Side note: this is so true! When I sat in on the observing nights, the lady and other people in charge knew every in and out of every problem and could resolve it. I had the most utterly unshakable faith in their abilities. (end of digression)

I love architecture. [1] [2] [3] [4]
Amazingly, she switched into Physics with a concentration in architecture, and was able to finish her requirements early. She did prior research (including at LIGO, trying to reduce the noise involved in the measurements by decreasing the thermoelastic deformation of the mirrors), but did something amazing her senior year. For the southern hemisphere's summer, she worked in Chile somewhere for 5-6 months, resolving a large problem in determining the mass of galaxy clusters. (This part is beyond cool.) Because the normal method to determine the mass of a cluster of galaxies is highly dependent on the  assumption that the system in is dynamic equilibrium (enough time has passed since any galaxies/objects disturbed the cluster) it didn't work for anything but old clusters. At first, she had to find which galaxies were part of the cluster, instead of simply being in front of or passing by her cluster (which I forgot the name of, unfortunately).  
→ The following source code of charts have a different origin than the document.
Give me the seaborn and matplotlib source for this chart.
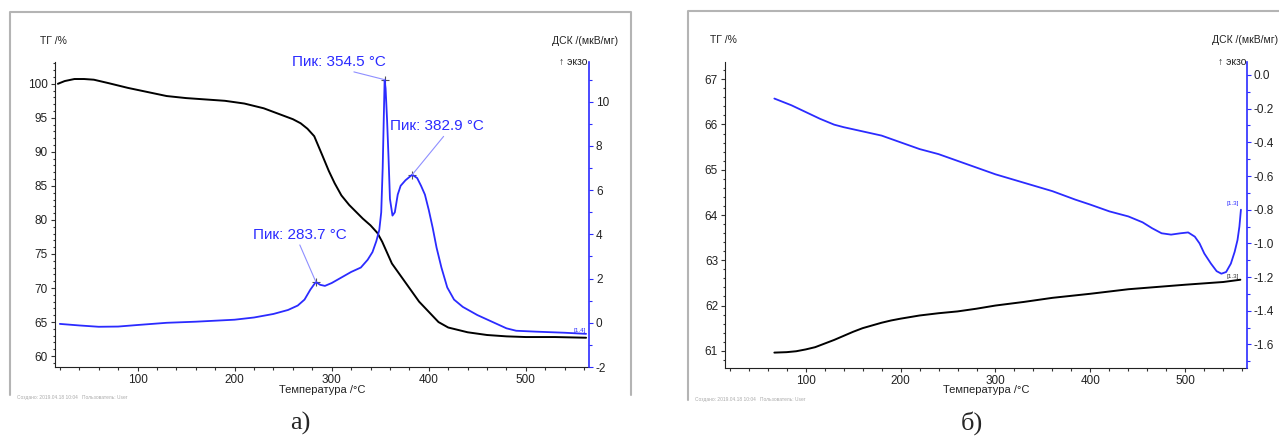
import matplotlib
matplotlib.use('Agg')
import matplotlib.pyplot as plt
import seaborn as sns
from matplotlib.ticker import MultipleLocator, AutoMinorLocator, FormatStrFormatter
from matplotlib.lines import Line2D

# --- данные панели а) ---
tg_a_temp = [18, 25, 35, 45, 55, 70, 90, 110, 130, 150, 170, 190, 210, 230, 245, 260,
             268, 275, 282, 290, 297, 303, 310, 318, 325, 332, 340, 347, 352, 357,
             362, 370, 380, 390, 400, 410, 420, 440, 460, 480, 500, 530, 562]
tg_a_val = [100.0, 100.4, 100.7, 100.7, 100.6, 100.1, 99.4, 98.8, 98.2, 97.9, 97.7, 97.5,
            97.1, 96.4, 95.6, 94.8, 94.2, 93.4, 92.3, 89.6, 87.2, 85.4, 83.6, 82.2, 81.2,
            80.2, 79.2, 78.1, 76.8, 75.2, 73.6, 72.0, 70.0, 68.0, 66.5, 65.0, 64.2, 63.5,
            63.1, 62.9, 62.8, 62.8, 62.7]

dsc_a_temp = [20, 40, 60, 80, 100, 130, 160, 200, 220, 240, 255, 265, 272, 278, 283.7,
              288, 293, 300, 310, 320, 330, 337, 342, 346, 349, 351, 352.5, 353.5, 354.5,
              355.5, 357, 358.5, 360, 362.6, 365, 368, 371, 376, 382.9, 388, 392, 396,
              400, 404, 408, 413, 419, 426, 435, 450, 465, 480, 490, 510, 540, 562]
dsc_a_val = [-0.05, -0.12, -0.18, -0.17, -0.10, 0.0, 0.05, 0.14, 0.24, 0.40, 0.58, 0.78,
             1.05, 1.50, 1.85, 1.72, 1.67, 1.80, 2.05, 2.30, 2.50, 2.85, 3.20, 3.70, 4.20,
             5.00, 7.00, 9.00, 11.0, 10.6, 9.2, 7.5, 5.6, 4.85, 5.0, 5.8, 6.2, 6.45, 6.7,
             6.55, 6.2, 5.8, 5.1, 4.3, 3.4, 2.5, 1.6, 1.05, 0.72, 0.35, 0.05, -0.25, -0.36,
             -0.40, -0.45, -0.50]

peaks_a_temp = [283.7, 354.5, 382.9]
peaks_a_val = [1.85, 11.0, 6.7]

# --- данные панели б) ---
tg_b_temp = [67, 80, 90, 100, 110, 120, 130, 140, 150, 160, 170, 180, 190, 200, 220, 240,
             260, 280, 300, 330, 360, 400, 440, 470, 500, 520, 540, 558]
tg_b_val = [60.96, 60.97, 60.99, 61.03, 61.08, 61.16, 61.24, 61.33, 61.42, 61.50, 61.56,
            61.62, 61.67, 61.71, 61.78, 61.83, 61.87, 61.93, 62.0, 62.08, 62.17, 62.26,
            62.36, 62.41, 62.46, 62.49, 62.52, 62.57]

dsc_b_temp = [67, 85, 100, 115, 130, 140, 160, 180, 200, 220, 240, 260, 280, 300, 330,
              360, 384, 400, 420, 440, 455, 465, 475, 485, 495, 503, 510, 515, 520, 527,
              533, 538, 543, 548, 552, 555, 557, 558.6]
dsc_b_val = [-0.14, -0.18, -0.22, -0.26, -0.295, -0.31, -0.335, -0.36, -0.40, -0.44, -0.47,
             -0.51, -0.55, -0.59, -0.64, -0.69, -0.74, -0.77, -0.81, -0.84, -0.875, -0.91,
             -0.94, -0.948, -0.94, -0.935, -0.96, -1.0, -1.06, -1.12, -1.165, -1.18, -1.17,
             -1.12, -1.05, -0.98, -0.90, -0.80]

BLUE = '#2b2bff'
W, H = 1279, 436

sns.set_style('white')
plt.rcParams['font.family'] = ['Liberation Sans', 'DejaVu Sans']
plt.rcParams['axes.unicode_minus'] = False

fig = plt.figure(figsize=(W / 100, H / 100), dpi=100)


def box(x0, y0, x1, y1):
    # прямоугольник в пикселях -> координаты фигуры
    return [x0 / W, 1 - y1 / H, (x1 - x0) / W, (y1 - y0) / H]


def fig_text(x, y, s, **kw):
    fig.text(x / W, 1 - y / H, s, **kw)


def frame(points):
    xs = [p[0] / W for p in points]
    ys = [1 - p[1] / H for p in points]
    fig.add_artist(Line2D(xs, ys, transform=fig.transFigure, color='#b4b4b4', lw=1.5))


def make_panel(rect, tg_lim, dsc_lim):
    ax = fig.add_axes(rect)
    ax.set_facecolor('none')
    ax2 = ax.twinx()
    ax.set_xlim(15, 565)
    ax.set_ylim(*tg_lim)
    ax2.set_ylim(*dsc_lim)
    for s in ['top', 'right']:
        ax.spines[s].set_visible(False)
    for s in ['top', 'left', 'bottom']:
        ax2.spines[s].set_visible(False)
    ax.spines['left'].set_color('#222')
    ax.spines['bottom'].set_color('#222')
    ax2.spines['right'].set_color(BLUE)
    ax2.spines['right'].set_linewidth(1.2)
    ax.xaxis.set_major_locator(MultipleLocator(100))
    ax.xaxis.set_minor_locator(AutoMinorLocator(5))
    ax.tick_params(which='both', left=True, bottom=True, direction='out',
                   color='#333', width=0.8, labelsize=8.5, pad=2, labelcolor='#222')
    ax.tick_params(which='major', length=3)
    ax.tick_params(which='minor', length=1.8)
    ax2.tick_params(which='both', right=True, direction='out', color=BLUE,
                    width=0.8, labelsize=8.5, pad=2, labelcolor='#222')
    ax2.tick_params(which='major', length=3)
    ax2.tick_params(which='minor', length=1.8)
    ax.set_xlabel('')
    ax.set_ylabel('')
    ax2.set_ylabel('')
    return ax, ax2


# ---------------- панель а) ----------------
frame([(10, 395), (10, 12), (631, 12), (631, 395)])
ax, ax2 = make_panel(box(55, 62, 589, 367), (58.4, 103.2), (-2, 11.8))
ax.yaxis.set_major_locator(MultipleLocator(5))
ax.yaxis.set_minor_locator(AutoMinorLocator(5))
ax2.yaxis.set_major_locator(MultipleLocator(2))
ax2.yaxis.set_minor_locator(AutoMinorLocator(2))

sns.lineplot(x=tg_a_temp, y=tg_a_val, ax=ax, color='black', lw=1.4, sort=False, estimator=None)
sns.lineplot(x=dsc_a_temp, y=dsc_a_val, ax=ax2, color=BLUE, lw=1.3, sort=False, estimator=None)
sns.scatterplot(x=peaks_a_temp, y=peaks_a_val, ax=ax2, marker='+', color='#555', s=30, linewidth=0.8)

# подписи пиков: (смещение текста в пунктах, выравнивание, точка начала линии)
peak_styles = [((-45, 34), 'left', (0.48, 0)),
               ((1, 13), 'right', (0.52, 0)),
               ((-16, 35), 'left', (0.6, 0))]
for t, v, (off, ha, rel) in zip(peaks_a_temp, peaks_a_val, peak_styles):
    ax2.annotate(f'Пик: {t} °C', xy=(t, v), xytext=off, textcoords='offset points',
                 ha=ha, va='center', fontsize=11, color=BLUE,
                 arrowprops=dict(arrowstyle='-', color='#8f8fff', lw=0.8,
                                 shrinkA=0, shrinkB=0, relpos=rel))
ax2.text(dsc_a_temp[-1], dsc_a_val[-1] + 0.05, '[1.4]', fontsize=4.5, color=BLUE,
         ha='right', va='bottom')

fig_text(40, 41, 'ТГ /%', fontsize=7.5, color='#222', va='center')
fig_text(552, 41, 'ДСК /(мкВ/мг)', fontsize=7.5, color='#222', va='center')
fig_text(587, 62, '↑ экзо', fontsize=7.5, color='#222', va='center', ha='right')
fig_text(322, 390, 'Температура /°C', fontsize=8, color='#222', va='center', ha='center')
fig_text(17, 397, 'Создано: 2019.04.18 10:04   Пользователь: User', fontsize=3.5,
         color='#aaaaaa', va='center')
fig_text(300, 423, 'а)', fontsize=19, family='Liberation Serif', va='center', ha='center')

# ---------------- панель б) ----------------
frame([(688, 400), (688, 11), (1279, 11)])
bx, bx2 = make_panel(box(725, 62, 1247, 368), (60.62, 67.38), (-1.74, 0.077))
bx.yaxis.set_major_locator(MultipleLocator(1))
bx.yaxis.set_minor_locator(AutoMinorLocator(5))
bx2.yaxis.set_major_locator(MultipleLocator(0.2))
bx2.yaxis.set_minor_locator(AutoMinorLocator(2))
bx2.yaxis.set_major_formatter(FormatStrFormatter('%.1f'))

sns.lineplot(x=tg_b_temp, y=tg_b_val, ax=bx, color='black', lw=1.4, sort=False, estimator=None)
sns.lineplot(x=dsc_b_temp, y=dsc_b_val, ax=bx2, color=BLUE, lw=1.3, sort=False, estimator=None)
bx2.text(dsc_b_temp[-1] - 2, dsc_b_val[-1] + 0.02, '[1.3]', fontsize=4.5, color=BLUE,
         ha='right', va='bottom')
bx.text(tg_b_temp[-1] - 2, tg_b_val[-1] + 0.02, '[1.3]', fontsize=4.5, color='#333',
        ha='right', va='bottom')

fig_text(710, 40, 'ТГ /%', fontsize=7.5, color='#222', va='center')
fig_text(1212, 40, 'ДСК /(мкВ/мг)', fontsize=7.5, color='#222', va='center')
fig_text(1246, 62, '↑ экзо', fontsize=7.5, color='#222', va='center', ha='right')
fig_text(986, 390, 'Температура /°C', fontsize=8, color='#222', va='center', ha='center')
fig_text(695, 399, 'Создано: 2019.04.18 10:04   Пользователь: User', fontsize=3.5,
         color='#aaaaaa', va='center')
fig_text(972, 423, 'б)', fontsize=19, family='Liberation Serif', va='center', ha='center')

fig.savefig('out.png', dpi=100)
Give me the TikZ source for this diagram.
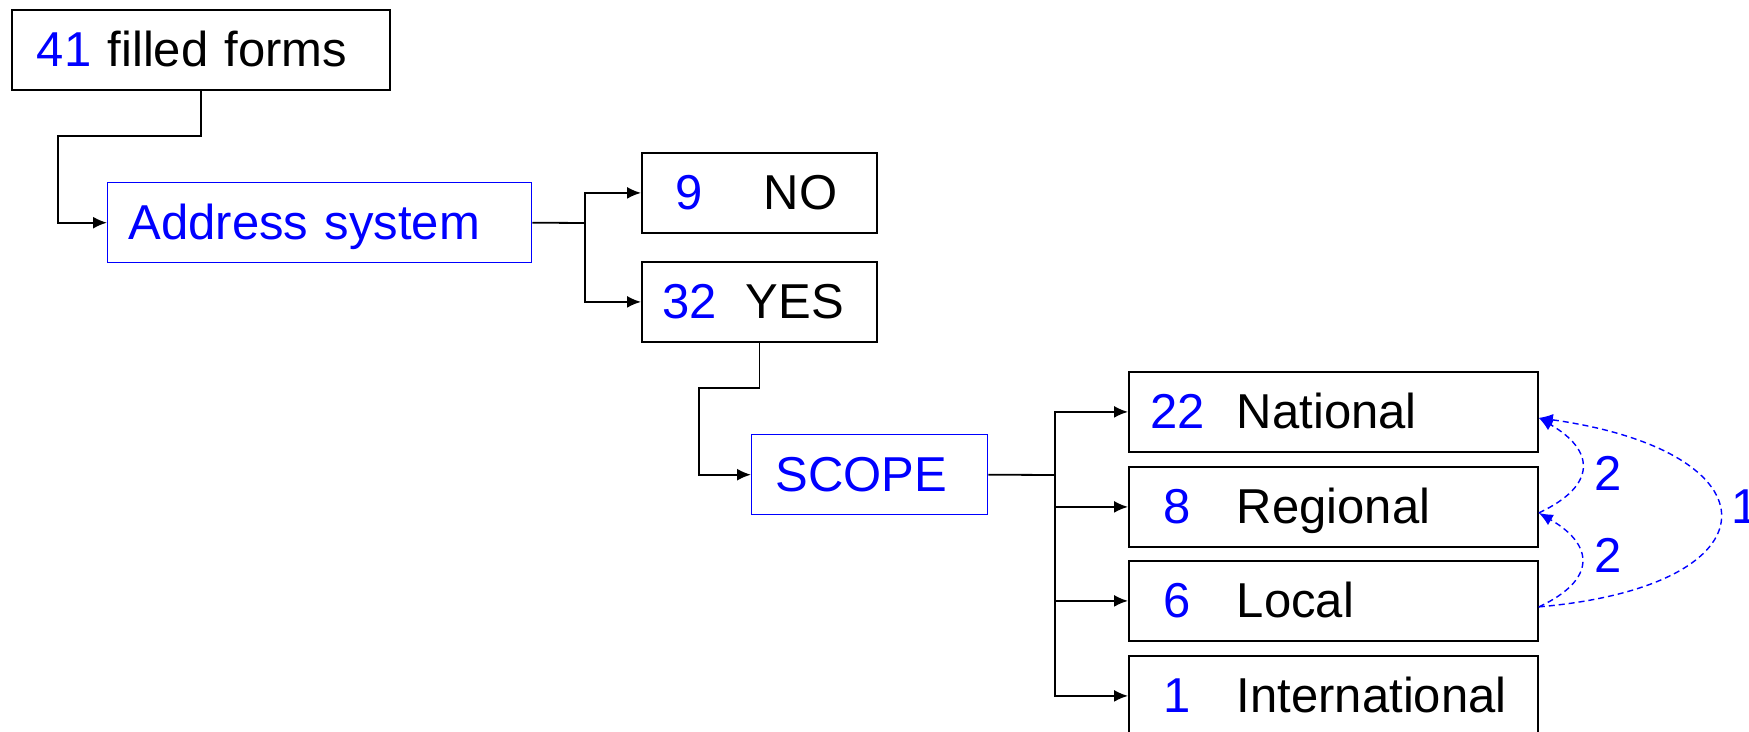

My personal favorite, M13, a globular cluster in
Hercules. It was one of the first things I saw through
a telescope, in the middle of  Joshua Tree. 
(This part is possibly uncool, i.e., wrong.) It might have something to do with the virial equation and timescales to equilibrium, which this post implies is going to be taught! :D Cool. 

But by mapping the parameter space of individual galaxy velocity relative to the cluster and the displacement between the galaxy and the center of mass? a spacial center of the cluster? (a radius, I think) she could get a very good estimate of the shape of the cluster's age, and better calculate the mass.

When I say the shape, she was able to take account of differences in age of the galaxies and each massed according to a formula-function of time, and thus mass the the entire cluster much better!

I'm happy she'll be working with Professor Knutson!